宋闻知很瘦还总是一副病殃殃的样子但不影响蒋延继续欺负他,欺负宋闻知慢慢成了蒋延的习惯,看着他被自己弄得哼哼直哭心情就会特别舒坦。
随着年龄的增大蒋延也意识到自己这样是不对的,特别是每次看到宋闻知弱不禁风,一病就倒的身体,他开始有意识地控制着自己,但往往坚持不了多久就重蹈覆辙了。
欺负宋闻知这件事成了蒋延最戒不掉的病态。
不带任何报复的心理夹杂在里面,是真的不带丝毫目的单纯的想欺负他,如果真要细算那唯一的目的估计就是蒋延私心想看宋闻知哭,求饶地哭,各种各样地弄哭他会让蒋延上瘾。
蒋延是一个从小到大都很理智的人,他不能也不允许自己无法掌控住自己,一直保持情绪的稳定和对于所有事物的理智化才是一个聪明人的做法,他有意且强制性的疏远宋闻知,他急需要找个突破口来压制住自己这种病态感。

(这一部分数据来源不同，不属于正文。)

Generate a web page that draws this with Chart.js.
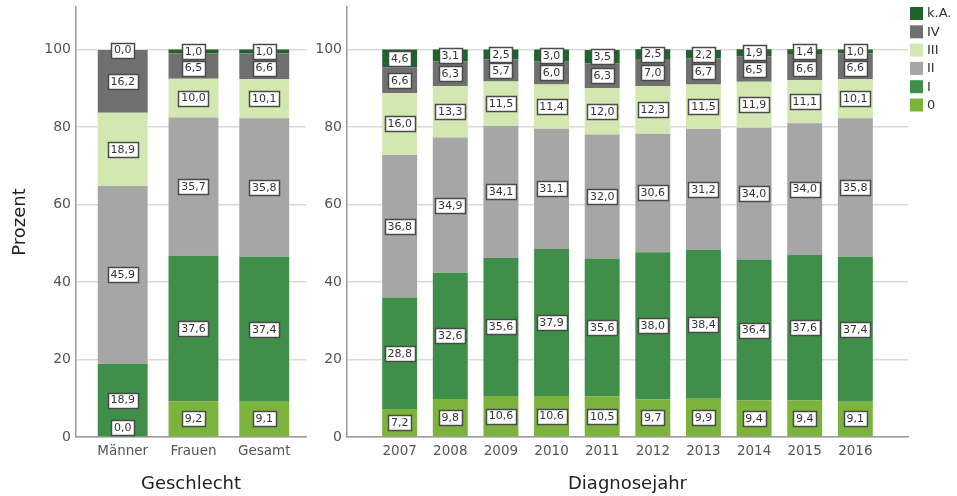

蒋延在十九岁上大三的时候谈恋爱了,对象是同校同学,一个叫顾芷黎的漂亮又文静的女生,对于这件事蒋父没有发表任何意见,蒋延一直很优秀,从不让他担心,自己的儿子自己清楚,蒋延继承了他冷血,理智的态度,利益永远占据他的主导轴,他和自己一样不会被所谓的爱情盲目的控制住。